- Venue: Beijing National Aquatics Center
- Dates: 10 September
- Competitors: 10 from 8 nations
- Winning time: 1:24.30

Medalists
- 1st place, gold medalist(s):  / Katrina Porter / Australia
- 2nd place, silver medalist(s):  / Kirsten Bruhn / Germany
- 3rd place, bronze medalist(s):  / Chantal Boonacker / Netherlands

= Swimming at the 2008 Summer Paralympics – Women's 100 metre backstroke S7 =

The women's 100m backstroke S7 event at the 2008 Summer Paralympics took place at the Beijing National Aquatics Center on 10 September.

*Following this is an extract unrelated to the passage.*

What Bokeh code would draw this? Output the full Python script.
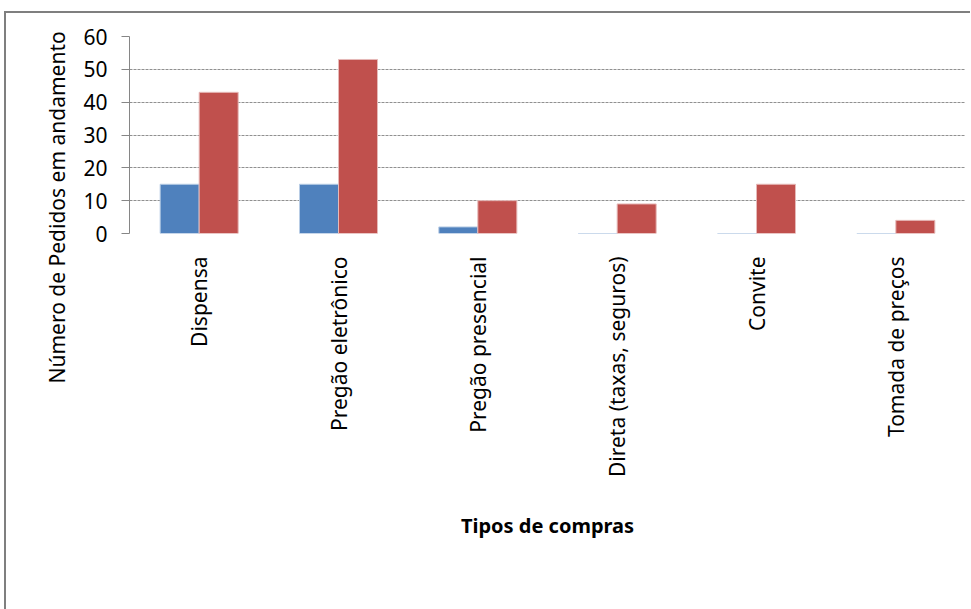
import math
from bokeh.plotting import figure
from bokeh.models import (FactorRange, Range1d, ColumnDataSource, Title, Legend, LegendItem,
                          SingleIntervalTicker)
from bokeh.transform import dodge
from bokeh.embed import file_html
from bokeh.resources import INLINE

categories = ["Dispensa", "Pregão eletrônico", "Pregão presencial",
              "Direta (taxas, seguros)", "Convite", "Tomada de preços"]
v2009 = [15, 15, 2, 0, 0, 0]
v2010 = [43, 53, 10, 9, 15, 4]
series_names = ["2009 (a partir de 10/11)", "2010 (até outubro)"]
y_ticks_interval = 10
y_title = "Número de Pedidos em andamento"
x_title = "Tipos de compras"

FONT = "Noto Sans"
BLUE = "#4F81BD"
RED = "#C0504D"

src = ColumnDataSource(dict(cat=categories, a=v2009, b=v2010))

p = figure(x_range=FactorRange(*categories, range_padding=0), y_range=Range1d(0, 60),
           frame_width=836, frame_height=197, output_backend="svg", toolbar_location=None,
           min_border_left=123, min_border_top=23, min_border_right=5, min_border_bottom=0)
p.styles = {"border-left": "2px solid #7f7f7f", "border-top": "2px solid #7f7f7f",
            "margin-left": "4px", "margin-top": "11px"}
p.outline_line_color = None
p.background_fill_color = "white"
p.border_fill_color = "white"

r1 = p.vbar(x=dodge("cat", -0.14, range=p.x_range), top="a", width=0.28, source=src,
            fill_color=BLUE, line_color="#b9cde5", line_width=1)
r2 = p.vbar(x=dodge("cat", 0.14, range=p.x_range), top="b", width=0.28, source=src,
            fill_color=RED, line_color="#e6b9b8", line_width=1)

# axes
p.xaxis.axis_line_color = None
p.xaxis.major_tick_line_color = None
p.xaxis.minor_tick_line_color = None
p.xaxis.major_label_orientation = math.pi / 2
p.xaxis.major_label_standoff = 17
p.xaxis.major_label_text_font = FONT
p.xaxis.major_label_text_font_size = "21px"
p.xaxis.major_label_text_color = "black"

p.yaxis.ticker = SingleIntervalTicker(interval=y_ticks_interval)
p.yaxis.axis_line_color = "#868686"
p.yaxis.major_tick_line_color = "#868686"
p.yaxis.major_tick_out = 8
p.yaxis.major_tick_in = 0
p.yaxis.minor_tick_line_color = None
p.yaxis.major_label_standoff = 14
p.yaxis.major_label_text_font = FONT
p.yaxis.major_label_text_font_size = "21px"
p.yaxis.major_label_text_color = "black"

p.xgrid.grid_line_color = None
p.ygrid.grid_line_color = "#909090"
p.ygrid.grid_line_dash = "3 1"
p.ygrid.grid_line_width = 1

# y axis title: Excel starts it below the frame, so anchor its start there
p.add_layout(Title(text=y_title, align="left", offset=-150, standoff=20,
                   text_font=FONT, text_font_size="21px", text_font_style="normal",
                   text_color="black"), "left")

# x axis title as a below-panel title (sized by its height)
p.add_layout(Title(text=x_title, align="center", standoff=61,
                   text_font=FONT, text_font_size="20px", text_font_style="bold",
                   text_color="black"), "below")

legend = Legend(items=[LegendItem(label=series_names[0], renderers=[r1]),
                       LegendItem(label=series_names[1], renderers=[r2])],
                location="top", orientation="horizontal",
                padding=0, margin=9, spacing=2, label_standoff=6, label_width=267,
                glyph_width=12, glyph_height=12, label_height=12,
                border_line_color=None, background_fill_alpha=0,
                label_text_font=FONT, label_text_font_size="21px",
                label_text_color="black")
p.add_layout(legend, "below")

open("out.html", "w").write(file_html(p, INLINE))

There were two heats; the swimmers with the eight fastest times advanced to the final.

==Results==

===Heats===
Competed from 09:33.

====Heat 1====

| Rank | Name | Nationality | Time | Notes |
|---|---|---|---|---|
| 1 | Katrina Porter | Australia | 1:24.44 | Q, WR |
| 2 | Cortney Jordan | United States | 1:30.14 | Q |
| 3 | Laura Jensen | Canada | 1:34.12 | Q |
| 4 | Kim Ji Eun | South Korea | 1:35.28 | Q |
| 5 | Natasa Sobocan | Croatia | 1:46.48 |  |

====Heat 2====

| Rank | Name | Nationality | Time | Notes |
|---|---|---|---|---|
| 1 | Kirsten Bruhn | Germany | 1:26.54 | Q |
| 2 | Chantal Boonacker | Netherlands | 1:26.68 | Q |
| 3 | Brianna Nelson | Canada | 1:29.96 | Q |
| 4 | Shelley Rogers | Australia | 1:31.49 | Q |
| 5 | Dorottya Baka | Hungary | 1:40.14 |  |

===Final===
Competed at 17:43.

| Rank | Name | Nationality | Time | Notes |
|---|---|---|---|---|
| 1st place, gold medalist(s) | Katrina Porter | Australia | 1:24.30 | WR |
| 2nd place, silver medalist(s) | Kirsten Bruhn | Germany | 1:25.97 |  |
| 3rd place, bronze medalist(s) | Chantal Boonacker | Netherlands | 1:26.30 |  |
| 4 | Cortney Jordan | United States | 1:26.57 |  |
| 5 | Shelley Rogers | Australia | 1:30.26 |  |
| 6 | Brianna Nelson | Canada | 1:30.43 |  |
| 7 | Laura Jensen | Canada | 1:31.90 |  |
| 8 | Kim Ji Eun | South Korea | 1:34.31 |  |

Q = qualified for final. WR = World Record.